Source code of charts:
■ ■ ■ ■
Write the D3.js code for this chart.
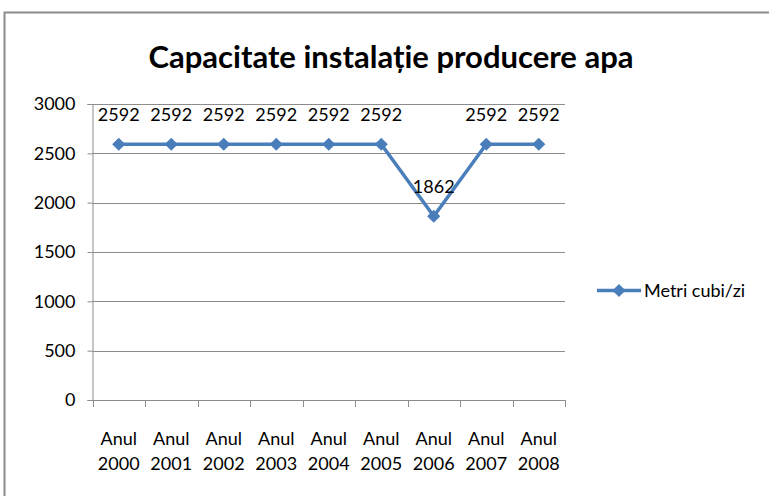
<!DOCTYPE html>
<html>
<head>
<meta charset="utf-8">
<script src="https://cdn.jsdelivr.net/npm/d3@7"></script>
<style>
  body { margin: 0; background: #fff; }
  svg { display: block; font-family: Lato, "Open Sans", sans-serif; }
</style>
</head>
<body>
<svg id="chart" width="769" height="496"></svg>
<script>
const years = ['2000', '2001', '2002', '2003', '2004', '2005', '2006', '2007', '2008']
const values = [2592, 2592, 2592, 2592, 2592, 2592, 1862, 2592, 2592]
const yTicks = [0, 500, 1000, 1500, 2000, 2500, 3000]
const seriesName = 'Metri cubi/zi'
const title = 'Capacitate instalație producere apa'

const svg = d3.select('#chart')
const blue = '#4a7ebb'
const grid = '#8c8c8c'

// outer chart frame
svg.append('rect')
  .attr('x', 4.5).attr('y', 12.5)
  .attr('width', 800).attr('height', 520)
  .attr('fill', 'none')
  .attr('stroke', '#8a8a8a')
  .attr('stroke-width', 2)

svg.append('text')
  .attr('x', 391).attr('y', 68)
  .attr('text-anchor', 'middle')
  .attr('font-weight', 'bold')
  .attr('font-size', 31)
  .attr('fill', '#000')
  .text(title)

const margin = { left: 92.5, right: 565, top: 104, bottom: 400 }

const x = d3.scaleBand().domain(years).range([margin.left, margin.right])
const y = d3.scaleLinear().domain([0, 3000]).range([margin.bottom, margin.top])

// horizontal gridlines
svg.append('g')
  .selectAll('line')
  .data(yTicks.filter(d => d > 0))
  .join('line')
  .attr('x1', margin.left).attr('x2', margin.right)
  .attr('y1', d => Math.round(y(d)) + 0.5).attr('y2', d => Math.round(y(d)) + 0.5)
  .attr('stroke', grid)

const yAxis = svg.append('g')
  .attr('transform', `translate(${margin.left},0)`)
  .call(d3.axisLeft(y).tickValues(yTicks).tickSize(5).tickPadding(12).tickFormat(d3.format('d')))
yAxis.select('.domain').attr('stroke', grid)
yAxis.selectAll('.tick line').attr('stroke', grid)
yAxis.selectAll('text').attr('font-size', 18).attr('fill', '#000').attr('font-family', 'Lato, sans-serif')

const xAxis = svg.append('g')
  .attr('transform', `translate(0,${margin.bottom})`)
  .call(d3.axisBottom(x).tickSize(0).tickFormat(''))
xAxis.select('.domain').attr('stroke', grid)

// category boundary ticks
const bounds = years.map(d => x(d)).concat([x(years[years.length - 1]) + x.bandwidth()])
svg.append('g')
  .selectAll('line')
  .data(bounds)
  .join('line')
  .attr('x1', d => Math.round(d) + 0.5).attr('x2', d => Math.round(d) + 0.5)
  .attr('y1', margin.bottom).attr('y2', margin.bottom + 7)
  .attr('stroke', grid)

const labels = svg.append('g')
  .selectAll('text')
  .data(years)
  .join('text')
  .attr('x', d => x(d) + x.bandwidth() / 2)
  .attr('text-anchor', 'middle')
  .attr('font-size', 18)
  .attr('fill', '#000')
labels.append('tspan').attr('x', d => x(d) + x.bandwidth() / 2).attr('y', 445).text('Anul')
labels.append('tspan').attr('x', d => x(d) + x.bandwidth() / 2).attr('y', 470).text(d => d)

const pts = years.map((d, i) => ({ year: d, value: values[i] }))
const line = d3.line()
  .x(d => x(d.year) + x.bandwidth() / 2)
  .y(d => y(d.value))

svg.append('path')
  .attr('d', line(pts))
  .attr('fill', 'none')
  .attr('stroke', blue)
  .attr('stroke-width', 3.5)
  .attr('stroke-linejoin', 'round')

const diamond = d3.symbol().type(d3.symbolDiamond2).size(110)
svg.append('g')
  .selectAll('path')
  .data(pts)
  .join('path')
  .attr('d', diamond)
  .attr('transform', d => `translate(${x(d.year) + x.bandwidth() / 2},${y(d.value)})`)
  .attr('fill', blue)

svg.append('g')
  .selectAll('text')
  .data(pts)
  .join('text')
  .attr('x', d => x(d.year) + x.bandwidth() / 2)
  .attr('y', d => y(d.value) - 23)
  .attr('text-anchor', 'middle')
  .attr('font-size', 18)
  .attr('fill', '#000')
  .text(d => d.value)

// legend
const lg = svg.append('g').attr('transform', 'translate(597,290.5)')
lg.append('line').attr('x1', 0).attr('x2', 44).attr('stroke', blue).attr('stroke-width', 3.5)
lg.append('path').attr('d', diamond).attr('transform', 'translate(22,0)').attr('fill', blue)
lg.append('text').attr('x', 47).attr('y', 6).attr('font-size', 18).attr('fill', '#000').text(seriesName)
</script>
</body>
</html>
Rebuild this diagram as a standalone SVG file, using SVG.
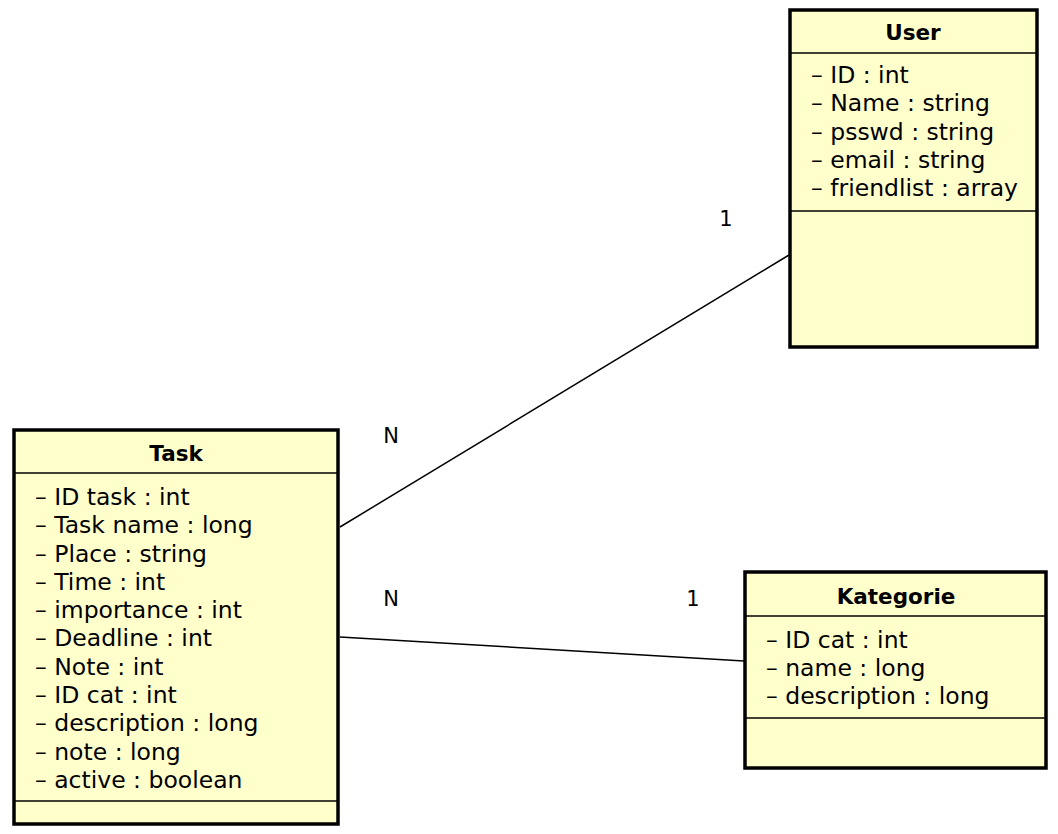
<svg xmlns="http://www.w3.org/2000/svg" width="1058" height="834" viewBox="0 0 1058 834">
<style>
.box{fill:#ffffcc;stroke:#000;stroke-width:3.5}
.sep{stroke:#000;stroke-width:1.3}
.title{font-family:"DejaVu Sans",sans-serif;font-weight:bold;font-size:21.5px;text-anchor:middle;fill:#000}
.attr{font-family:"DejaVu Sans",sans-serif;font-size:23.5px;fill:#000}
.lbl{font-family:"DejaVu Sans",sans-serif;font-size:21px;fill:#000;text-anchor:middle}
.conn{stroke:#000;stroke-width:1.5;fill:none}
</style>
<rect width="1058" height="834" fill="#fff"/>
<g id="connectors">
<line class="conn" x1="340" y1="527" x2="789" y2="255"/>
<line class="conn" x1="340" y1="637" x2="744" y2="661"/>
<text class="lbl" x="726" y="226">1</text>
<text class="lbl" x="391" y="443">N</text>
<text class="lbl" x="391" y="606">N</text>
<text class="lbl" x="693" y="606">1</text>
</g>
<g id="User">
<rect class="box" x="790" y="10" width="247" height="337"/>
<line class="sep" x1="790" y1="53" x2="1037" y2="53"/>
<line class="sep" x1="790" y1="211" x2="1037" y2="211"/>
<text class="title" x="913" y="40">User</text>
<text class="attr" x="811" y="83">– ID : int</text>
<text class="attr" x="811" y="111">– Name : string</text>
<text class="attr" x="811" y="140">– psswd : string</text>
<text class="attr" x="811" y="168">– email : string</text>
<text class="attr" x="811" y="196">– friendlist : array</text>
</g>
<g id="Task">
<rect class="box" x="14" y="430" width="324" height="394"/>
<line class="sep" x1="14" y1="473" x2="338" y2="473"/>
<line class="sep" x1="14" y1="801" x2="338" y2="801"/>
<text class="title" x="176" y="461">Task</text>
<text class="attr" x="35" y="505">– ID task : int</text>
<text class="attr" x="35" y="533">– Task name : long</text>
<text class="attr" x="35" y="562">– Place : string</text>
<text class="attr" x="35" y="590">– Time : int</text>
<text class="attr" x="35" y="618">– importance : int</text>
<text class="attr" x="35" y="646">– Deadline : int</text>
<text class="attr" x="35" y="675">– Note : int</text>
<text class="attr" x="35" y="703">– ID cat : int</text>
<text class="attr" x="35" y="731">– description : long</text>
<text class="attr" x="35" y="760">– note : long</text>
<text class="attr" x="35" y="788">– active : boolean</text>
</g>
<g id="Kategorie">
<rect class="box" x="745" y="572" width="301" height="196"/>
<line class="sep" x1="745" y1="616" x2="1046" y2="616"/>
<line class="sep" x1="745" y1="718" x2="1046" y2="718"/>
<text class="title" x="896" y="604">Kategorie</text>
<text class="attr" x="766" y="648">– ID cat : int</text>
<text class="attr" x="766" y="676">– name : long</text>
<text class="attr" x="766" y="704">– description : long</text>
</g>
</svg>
■ ■ ■ ■
Task:
Your task is to retype all the entries exactly and leave out any pictures.

The output:
Write the D3.js code for this chart.
<!DOCTYPE html>
<html>
<head>
<meta charset="utf-8">
<script src="https://cdn.jsdelivr.net/npm/d3@7"></script>
<style>
  body { margin: 0; background: #fff; }
  svg { display: block; font-family: Lato, "Open Sans", sans-serif; }
</style>
</head>
<body>
<svg id="chart" width="769" height="496"></svg>
<script>
const years = ['2000', '2001', '2002', '2003', '2004', '2005', '2006', '2007', '2008']
const values = [2592, 2592, 2592, 2592, 2592, 2592, 1862, 2592, 2592]
const yTicks = [0, 500, 1000, 1500, 2000, 2500, 3000]
const seriesName = 'Metri cubi/zi'
const title = 'Capacitate instalație producere apa'

const svg = d3.select('#chart')
const blue = '#4a7ebb'
const grid = '#8c8c8c'

// outer chart frame
svg.append('rect')
  .attr('x', 4.5).attr('y', 12.5)
  .attr('width', 800).attr('height', 520)
  .attr('fill', 'none')
  .attr('stroke', '#8a8a8a')
  .attr('stroke-width', 2)

svg.append('text')
  .attr('x', 391).attr('y', 68)
  .attr('text-anchor', 'middle')
  .attr('font-weight', 'bold')
  .attr('font-size', 31)
  .attr('fill', '#000')
  .text(title)

const margin = { left: 92.5, right: 565, top: 104, bottom: 400 }

const x = d3.scaleBand().domain(years).range([margin.left, margin.right])
const y = d3.scaleLinear().domain([0, 3000]).range([margin.bottom, margin.top])

// horizontal gridlines
svg.append('g')
  .selectAll('line')
  .data(yTicks.filter(d => d > 0))
  .join('line')
  .attr('x1', margin.left).attr('x2', margin.right)
  .attr('y1', d => Math.round(y(d)) + 0.5).attr('y2', d => Math.round(y(d)) + 0.5)
  .attr('stroke', grid)

const yAxis = svg.append('g')
  .attr('transform', `translate(${margin.left},0)`)
  .call(d3.axisLeft(y).tickValues(yTicks).tickSize(5).tickPadding(12).tickFormat(d3.format('d')))
yAxis.select('.domain').attr('stroke', grid)
yAxis.selectAll('.tick line').attr('stroke', grid)
yAxis.selectAll('text').attr('font-size', 18).attr('fill', '#000').attr('font-family', 'Lato, sans-serif')

const xAxis = svg.append('g')
  .attr('transform', `translate(0,${margin.bottom})`)
  .call(d3.axisBottom(x).tickSize(0).tickFormat(''))
xAxis.select('.domain').attr('stroke', grid)

// category boundary ticks
const bounds = years.map(d => x(d)).concat([x(years[years.length - 1]) + x.bandwidth()])
svg.append('g')
  .selectAll('line')
  .data(bounds)
  .join('line')
  .attr('x1', d => Math.round(d) + 0.5).attr('x2', d => Math.round(d) + 0.5)
  .attr('y1', margin.bottom).attr('y2', margin.bottom + 7)
  .attr('stroke', grid)

const labels = svg.append('g')
  .selectAll('text')
  .data(years)
  .join('text')
  .attr('x', d => x(d) + x.bandwidth() / 2)
  .attr('text-anchor', 'middle')
  .attr('font-size', 18)
  .attr('fill', '#000')
labels.append('tspan').attr('x', d => x(d) + x.bandwidth() / 2).attr('y', 445).text('Anul')
labels.append('tspan').attr('x', d => x(d) + x.bandwidth() / 2).attr('y', 470).text(d => d)

const pts = years.map((d, i) => ({ year: d, value: values[i] }))
const line = d3.line()
  .x(d => x(d.year) + x.bandwidth() / 2)
  .y(d => y(d.value))

svg.append('path')
  .attr('d', line(pts))
  .attr('fill', 'none')
  .attr('stroke', blue)
  .attr('stroke-width', 3.5)
  .attr('stroke-linejoin', 'round')

const diamond = d3.symbol().type(d3.symbolDiamond2).size(110)
svg.append('g')
  .selectAll('path')
  .data(pts)
  .join('path')
  .attr('d', diamond)
  .attr('transform', d => `translate(${x(d.year) + x.bandwidth() / 2},${y(d.value)})`)
  .attr('fill', blue)

svg.append('g')
  .selectAll('text')
  .data(pts)
  .join('text')
  .attr('x', d => x(d.year) + x.bandwidth() / 2)
  .attr('y', d => y(d.value) - 23)
  .attr('text-anchor', 'middle')
  .attr('font-size', 18)
  .attr('fill', '#000')
  .text(d => d.value)

// legend
const lg = svg.append('g').attr('transform', 'translate(597,290.5)')
lg.append('line').attr('x1', 0).attr('x2', 44).attr('stroke', blue).attr('stroke-width', 3.5)
lg.append('path').attr('d', diamond).attr('transform', 'translate(22,0)').attr('fill', blue)
lg.append('text').attr('x', 47).attr('y', 6).attr('font-size', 18).attr('fill', '#000').text(seriesName)
</script>
</body>
</html>
Rebuild this diagram as a standalone SVG file, using SVG.
<svg xmlns="http://www.w3.org/2000/svg" width="1058" height="834" viewBox="0 0 1058 834">
<style>
.box{fill:#ffffcc;stroke:#000;stroke-width:3.5}
.sep{stroke:#000;stroke-width:1.3}
.title{font-family:"DejaVu Sans",sans-serif;font-weight:bold;font-size:21.5px;text-anchor:middle;fill:#000}
.attr{font-family:"DejaVu Sans",sans-serif;font-size:23.5px;fill:#000}
.lbl{font-family:"DejaVu Sans",sans-serif;font-size:21px;fill:#000;text-anchor:middle}
.conn{stroke:#000;stroke-width:1.5;fill:none}
</style>
<rect width="1058" height="834" fill="#fff"/>
<g id="connectors">
<line class="conn" x1="340" y1="527" x2="789" y2="255"/>
<line class="conn" x1="340" y1="637" x2="744" y2="661"/>
<text class="lbl" x="726" y="226">1</text>
<text class="lbl" x="391" y="443">N</text>
<text class="lbl" x="391" y="606">N</text>
<text class="lbl" x="693" y="606">1</text>
</g>
<g id="User">
<rect class="box" x="790" y="10" width="247" height="337"/>
<line class="sep" x1="790" y1="53" x2="1037" y2="53"/>
<line class="sep" x1="790" y1="211" x2="1037" y2="211"/>
<text class="title" x="913" y="40">User</text>
<text class="attr" x="811" y="83">– ID : int</text>
<text class="attr" x="811" y="111">– Name : string</text>
<text class="attr" x="811" y="140">– psswd : string</text>
<text class="attr" x="811" y="168">– email : string</text>
<text class="attr" x="811" y="196">– friendlist : array</text>
</g>
<g id="Task">
<rect class="box" x="14" y="430" width="324" height="394"/>
<line class="sep" x1="14" y1="473" x2="338" y2="473"/>
<line class="sep" x1="14" y1="801" x2="338" y2="801"/>
<text class="title" x="176" y="461">Task</text>
<text class="attr" x="35" y="505">– ID task : int</text>
<text class="attr" x="35" y="533">– Task name : long</text>
<text class="attr" x="35" y="562">– Place : string</text>
<text class="attr" x="35" y="590">– Time : int</text>
<text class="attr" x="35" y="618">– importance : int</text>
<text class="attr" x="35" y="646">– Deadline : int</text>
<text class="attr" x="35" y="675">– Note : int</text>
<text class="attr" x="35" y="703">– ID cat : int</text>
<text class="attr" x="35" y="731">– description : long</text>
<text class="attr" x="35" y="760">– note : long</text>
<text class="attr" x="35" y="788">– active : boolean</text>
</g>
<g id="Kategorie">
<rect class="box" x="745" y="572" width="301" height="196"/>
<line class="sep" x1="745" y1="616" x2="1046" y2="616"/>
<line class="sep" x1="745" y1="718" x2="1046" y2="718"/>
<text class="title" x="896" y="604">Kategorie</text>
<text class="attr" x="766" y="648">– ID cat : int</text>
<text class="attr" x="766" y="676">– name : long</text>
<text class="attr" x="766" y="704">– description : long</text>
</g>
</svg>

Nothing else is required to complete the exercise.